▸ **SUPPLIED MATERIAL**:
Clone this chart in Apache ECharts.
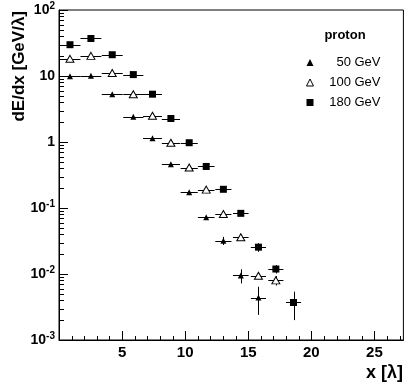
<!DOCTYPE html>
<html>
<head>
<meta charset="utf-8">
<script src="https://cdn.jsdelivr.net/npm/echarts@6/dist/echarts.min.js"></script>
<style>html,body{margin:0;padding:0;background:#fff;}#c{width:404px;height:385px;}</style>
</head>
<body>
<div id="c"></div>
<script>
// ---- data ----
const binX    = [0.87, 2.53, 4.22, 5.89, 7.41, 8.87, 10.32, 11.67, 13.03, 14.41, 15.81, 17.19, 18.59];
const binHalf = [0.83, 0.83, 0.83, 0.80, 0.75, 0.72, 0.68, 0.66, 0.64, 0.62, 0.60, 0.60, 0.60];
const seriesNames = ['50 GeV', '100 GeV', '180 GeV'];
const e50   = [9.9, 10.1, 5.3, 2.42, 1.14, 0.459, 0.173, 0.0723, 0.032, 0.0095, 0.0044];
const err50 = [0.2, 0.2, 0.1, 0.05, 0.02, 0.008, 0.003, 0.0015, 0.0045, 0.0023, 0.002];
const e100   = [18.2, 20.2, 11.1, 5.3, 2.5, 0.975, 0.41, 0.19, 0.081, 0.036, 0.0094, 0.008];
const err100 = [0.3, 0.3, 0.2, 0.1, 0.04, 0.015, 0.006, 0.003, 0.0015, 0.0015, 0.0007, 0.0013];
const e180   = [29.8, 37, 21, 10.5, 5.3, 2.27, 0.975, 0.426, 0.192, 0.083, 0.0255, 0.0119, 0.0037];
const err180 = [0.5, 0.6, 0.3, 0.15, 0.08, 0.03, 0.012, 0.005, 0.003, 0.0015, 0.0038, 0.0017, 0.0017];
const xMajorTicks = [5, 10, 15, 20, 25];
const xMinorTicks = [1,2,3,4,6,7,8,9,11,12,13,14,16,17,18,19,21,22,23,24,26,27];
const yMinorTicks = [0.002,0.003,0.004,0.005,0.006,0.007,0.008,0.009,
                     0.02,0.03,0.04,0.05,0.06,0.07,0.08,0.09,
                     0.2,0.3,0.4,0.5,0.6,0.7,0.8,0.9,
                     2,3,4,5,6,7,8,9,
                     20,30,40,50,60,70,80,90];

const FONT = 'Liberation Sans';
function pts(vals){ return vals.map((v,i)=>[binX[i], v]); }
function errs(vals, e){ return vals.map((v,i)=>[binX[i], v, binHalf[i], e[i]]); }

function errRender(params, api){
  const x = api.value(0), y = api.value(1), h = api.value(2), e = api.value(3);
  const l = api.coord([x - h, y]), r = api.coord([x + h, y]);
  const t = api.coord([x, y + e]), b = api.coord([x, Math.max(y - e, 1e-6)]);
  const st = {stroke:'#000', lineWidth:1};
  return {type:'group', children:[
    {type:'line', shape:{x1:l[0], y1:Math.round(l[1])+0.5, x2:r[0], y2:Math.round(l[1])+0.5}, style:st},
    {type:'line', shape:{x1:Math.round(t[0])+0.5, y1:t[1], x2:Math.round(t[0])+0.5, y2:b[1]}, style:st}
  ]};
}

const chart = echarts.init(document.getElementById('c'), null, {renderer:'canvas'});
const option = {
  animation:false,
  backgroundColor:'#fff',
  grid:{left:59, top:10, width:344.4, height:330, show:true, borderColor:'#000', borderWidth:1, backgroundColor:'transparent'},
  xAxis:{
    type:'value', min:0, max:27.3, interval:5,
    axisLine:{show:true, lineStyle:{color:'#000', width:1}},
    axisTick:{show:true, inside:true, length:9, lineStyle:{color:'#000'}},
    axisLabel:{show:true, showMinLabel:false, showMaxLabel:false, margin:5, color:'#000',
      fontFamily:FONT, fontWeight:'bold', fontSize:15,
      formatter:(v)=> xMajorTicks.indexOf(Math.round(v))>=0 && Math.abs(v-Math.round(v))<1e-6 ? String(Math.round(v)) : ''},
    splitLine:{show:false}
  },
  yAxis:{
    type:'log', logBase:10, min:0.001, max:100,
    axisLine:{show:true, lineStyle:{color:'#000', width:1}},
    axisTick:{show:true, inside:true, length:9, lineStyle:{color:'#000'}},
    axisLabel:{show:true, margin:4, color:'#000', fontFamily:FONT, fontWeight:'bold', fontSize:14,
      formatter:(v)=>{
        const p = Math.round(Math.log10(v));
        if (p === 0) return '1';
        if (p === 1) return '10';
        return '10{s|' + p + '}';
      },
      rich:{s:{fontSize:10, fontWeight:'bold', fontFamily:FONT, color:'#000', verticalAlign:'bottom', padding:[0,0,7,0]}}
    },
    splitLine:{show:false}
  },
  legend:{
    orient:'vertical', left:301, top:51, padding:5, itemWidth:7, itemHeight:7, itemGap:7, itemTextGap:6,
    data:[
      {name:'50 GeV', icon:'triangle', itemStyle:{color:'#000', borderWidth:0}},
      {name:'100 GeV', icon:'triangle', itemStyle:{color:'#fff', borderColor:'#000', borderWidth:1}},
      {name:'180 GeV', icon:'rect', itemStyle:{color:'#000', borderWidth:0}}
    ],
    formatter:(n)=>'{a|' + n + '}',
    textStyle:{color:'#000', fontFamily:FONT, fontSize:13,
      rich:{a:{width:62, align:'right', fontSize:13, lineHeight:14.5, fontFamily:FONT, color:'#000'}}}
  },
  graphic:[
    {type:'text', x:19, y:11, rotation:Math.PI/2,
     style:{text:'dE/dx [GeV/λ]', font:'bold 17px "Liberation Sans"', fill:'#000', align:'right', verticalAlign:'middle'}},
    {type:'text', x:403, y:373,
     style:{text:'x [λ]', font:'bold 18px "Liberation Sans"', fill:'#000', align:'right', verticalAlign:'middle'}},
    {type:'text', x:345, y:35,
     style:{text:'proton', font:'bold 13px "Liberation Sans"', fill:'#000', align:'center', verticalAlign:'middle'}}
  ],
  series:[
    {type:'custom', name:'xminor', silent:true, clip:false, data:xMinorTicks.map(v=>[v]), encode:{x:0},
     renderItem:(p, api)=>{ const c = api.coord([api.value(0), 0.001]); const x = Math.round(c[0])+0.5;
       return {type:'line', shape:{x1:x, y1:c[1], x2:x, y2:c[1]-4}, style:{stroke:'#000', lineWidth:1}}; }},
    {type:'custom', name:'yminor', silent:true, clip:false, data:yMinorTicks.map(v=>[0, v]), encode:{x:0, y:1},
     renderItem:(p, api)=>{ const c = api.coord([0, api.value(1)]); const y = Math.round(c[1])+0.5;
       return {type:'line', shape:{x1:c[0], y1:y, x2:c[0]+5, y2:y}, style:{stroke:'#000', lineWidth:1}}; }},
    {type:'custom', name:'err50', silent:true, clip:true, data:errs(e50, err50), renderItem:errRender, encode:{x:0, y:1}, z:1},
    {type:'custom', name:'err100', silent:true, clip:true, data:errs(e100, err100), renderItem:errRender, encode:{x:0, y:1}, z:1},
    {type:'custom', name:'err180', silent:true, clip:true, data:errs(e180, err180), renderItem:errRender, encode:{x:0, y:1}, z:1},
    {type:'scatter', name:seriesNames[0], data:pts(e50), symbol:'triangle', symbolSize:[6,6], z:3,
     itemStyle:{color:'#000', opacity:1}},
    {type:'scatter', name:seriesNames[1], data:pts(e100), symbol:'triangle', symbolSize:[8,7], z:3,
     itemStyle:{color:'#fff', borderColor:'#000', borderWidth:1, opacity:1}},
    {type:'scatter', name:seriesNames[2], data:pts(e180), symbol:'rect', symbolSize:[7,7], z:3,
     itemStyle:{color:'#000', opacity:1}}
  ]
};
chart.setOption(option);
</script>
</body>
</html>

▸ **SHORT EXERCISE**: Omit the pictures, and quote the material above exactly as given.

▸ **WRITTEN ANSWER**:
Clone this chart in Apache ECharts.
<!DOCTYPE html>
<html>
<head>
<meta charset="utf-8">
<script src="https://cdn.jsdelivr.net/npm/echarts@6/dist/echarts.min.js"></script>
<style>html,body{margin:0;padding:0;background:#fff;}#c{width:404px;height:385px;}</style>
</head>
<body>
<div id="c"></div>
<script>
// ---- data ----
const binX    = [0.87, 2.53, 4.22, 5.89, 7.41, 8.87, 10.32, 11.67, 13.03, 14.41, 15.81, 17.19, 18.59];
const binHalf = [0.83, 0.83, 0.83, 0.80, 0.75, 0.72, 0.68, 0.66, 0.64, 0.62, 0.60, 0.60, 0.60];
const seriesNames = ['50 GeV', '100 GeV', '180 GeV'];
const e50   = [9.9, 10.1, 5.3, 2.42, 1.14, 0.459, 0.173, 0.0723, 0.032, 0.0095, 0.0044];
const err50 = [0.2, 0.2, 0.1, 0.05, 0.02, 0.008, 0.003, 0.0015, 0.0045, 0.0023, 0.002];
const e100   = [18.2, 20.2, 11.1, 5.3, 2.5, 0.975, 0.41, 0.19, 0.081, 0.036, 0.0094, 0.008];
const err100 = [0.3, 0.3, 0.2, 0.1, 0.04, 0.015, 0.006, 0.003, 0.0015, 0.0015, 0.0007, 0.0013];
const e180   = [29.8, 37, 21, 10.5, 5.3, 2.27, 0.975, 0.426, 0.192, 0.083, 0.0255, 0.0119, 0.0037];
const err180 = [0.5, 0.6, 0.3, 0.15, 0.08, 0.03, 0.012, 0.005, 0.003, 0.0015, 0.0038, 0.0017, 0.0017];
const xMajorTicks = [5, 10, 15, 20, 25];
const xMinorTicks = [1,2,3,4,6,7,8,9,11,12,13,14,16,17,18,19,21,22,23,24,26,27];
const yMinorTicks = [0.002,0.003,0.004,0.005,0.006,0.007,0.008,0.009,
                     0.02,0.03,0.04,0.05,0.06,0.07,0.08,0.09,
                     0.2,0.3,0.4,0.5,0.6,0.7,0.8,0.9,
                     2,3,4,5,6,7,8,9,
                     20,30,40,50,60,70,80,90];

const FONT = 'Liberation Sans';
function pts(vals){ return vals.map((v,i)=>[binX[i], v]); }
function errs(vals, e){ return vals.map((v,i)=>[binX[i], v, binHalf[i], e[i]]); }

function errRender(params, api){
  const x = api.value(0), y = api.value(1), h = api.value(2), e = api.value(3);
  const l = api.coord([x - h, y]), r = api.coord([x + h, y]);
  const t = api.coord([x, y + e]), b = api.coord([x, Math.max(y - e, 1e-6)]);
  const st = {stroke:'#000', lineWidth:1};
  return {type:'group', children:[
    {type:'line', shape:{x1:l[0], y1:Math.round(l[1])+0.5, x2:r[0], y2:Math.round(l[1])+0.5}, style:st},
    {type:'line', shape:{x1:Math.round(t[0])+0.5, y1:t[1], x2:Math.round(t[0])+0.5, y2:b[1]}, style:st}
  ]};
}

const chart = echarts.init(document.getElementById('c'), null, {renderer:'canvas'});
const option = {
  animation:false,
  backgroundColor:'#fff',
  grid:{left:59, top:10, width:344.4, height:330, show:true, borderColor:'#000', borderWidth:1, backgroundColor:'transparent'},
  xAxis:{
    type:'value', min:0, max:27.3, interval:5,
    axisLine:{show:true, lineStyle:{color:'#000', width:1}},
    axisTick:{show:true, inside:true, length:9, lineStyle:{color:'#000'}},
    axisLabel:{show:true, showMinLabel:false, showMaxLabel:false, margin:5, color:'#000',
      fontFamily:FONT, fontWeight:'bold', fontSize:15,
      formatter:(v)=> xMajorTicks.indexOf(Math.round(v))>=0 && Math.abs(v-Math.round(v))<1e-6 ? String(Math.round(v)) : ''},
    splitLine:{show:false}
  },
  yAxis:{
    type:'log', logBase:10, min:0.001, max:100,
    axisLine:{show:true, lineStyle:{color:'#000', width:1}},
    axisTick:{show:true, inside:true, length:9, lineStyle:{color:'#000'}},
    axisLabel:{show:true, margin:4, color:'#000', fontFamily:FONT, fontWeight:'bold', fontSize:14,
      formatter:(v)=>{
        const p = Math.round(Math.log10(v));
        if (p === 0) return '1';
        if (p === 1) return '10';
        return '10{s|' + p + '}';
      },
      rich:{s:{fontSize:10, fontWeight:'bold', fontFamily:FONT, color:'#000', verticalAlign:'bottom', padding:[0,0,7,0]}}
    },
    splitLine:{show:false}
  },
  legend:{
    orient:'vertical', left:301, top:51, padding:5, itemWidth:7, itemHeight:7, itemGap:7, itemTextGap:6,
    data:[
      {name:'50 GeV', icon:'triangle', itemStyle:{color:'#000', borderWidth:0}},
      {name:'100 GeV', icon:'triangle', itemStyle:{color:'#fff', borderColor:'#000', borderWidth:1}},
      {name:'180 GeV', icon:'rect', itemStyle:{color:'#000', borderWidth:0}}
    ],
    formatter:(n)=>'{a|' + n + '}',
    textStyle:{color:'#000', fontFamily:FONT, fontSize:13,
      rich:{a:{width:62, align:'right', fontSize:13, lineHeight:14.5, fontFamily:FONT, color:'#000'}}}
  },
  graphic:[
    {type:'text', x:19, y:11, rotation:Math.PI/2,
     style:{text:'dE/dx [GeV/λ]', font:'bold 17px "Liberation Sans"', fill:'#000', align:'right', verticalAlign:'middle'}},
    {type:'text', x:403, y:373,
     style:{text:'x [λ]', font:'bold 18px "Liberation Sans"', fill:'#000', align:'right', verticalAlign:'middle'}},
    {type:'text', x:345, y:35,
     style:{text:'proton', font:'bold 13px "Liberation Sans"', fill:'#000', align:'center', verticalAlign:'middle'}}
  ],
  series:[
    {type:'custom', name:'xminor', silent:true, clip:false, data:xMinorTicks.map(v=>[v]), encode:{x:0},
     renderItem:(p, api)=>{ const c = api.coord([api.value(0), 0.001]); const x = Math.round(c[0])+0.5;
       return {type:'line', shape:{x1:x, y1:c[1], x2:x, y2:c[1]-4}, style:{stroke:'#000', lineWidth:1}}; }},
    {type:'custom', name:'yminor', silent:true, clip:false, data:yMinorTicks.map(v=>[0, v]), encode:{x:0, y:1},
     renderItem:(p, api)=>{ const c = api.coord([0, api.value(1)]); const y = Math.round(c[1])+0.5;
       return {type:'line', shape:{x1:c[0], y1:y, x2:c[0]+5, y2:y}, style:{stroke:'#000', lineWidth:1}}; }},
    {type:'custom', name:'err50', silent:true, clip:true, data:errs(e50, err50), renderItem:errRender, encode:{x:0, y:1}, z:1},
    {type:'custom', name:'err100', silent:true, clip:true, data:errs(e100, err100), renderItem:errRender, encode:{x:0, y:1}, z:1},
    {type:'custom', name:'err180', silent:true, clip:true, data:errs(e180, err180), renderItem:errRender, encode:{x:0, y:1}, z:1},
    {type:'scatter', name:seriesNames[0], data:pts(e50), symbol:'triangle', symbolSize:[6,6], z:3,
     itemStyle:{color:'#000', opacity:1}},
    {type:'scatter', name:seriesNames[1], data:pts(e100), symbol:'triangle', symbolSize:[8,7], z:3,
     itemStyle:{color:'#fff', borderColor:'#000', borderWidth:1, opacity:1}},
    {type:'scatter', name:seriesNames[2], data:pts(e180), symbol:'rect', symbolSize:[7,7], z:3,
     itemStyle:{color:'#000', opacity:1}}
  ]
};
chart.setOption(option);
</script>
</body>
</html>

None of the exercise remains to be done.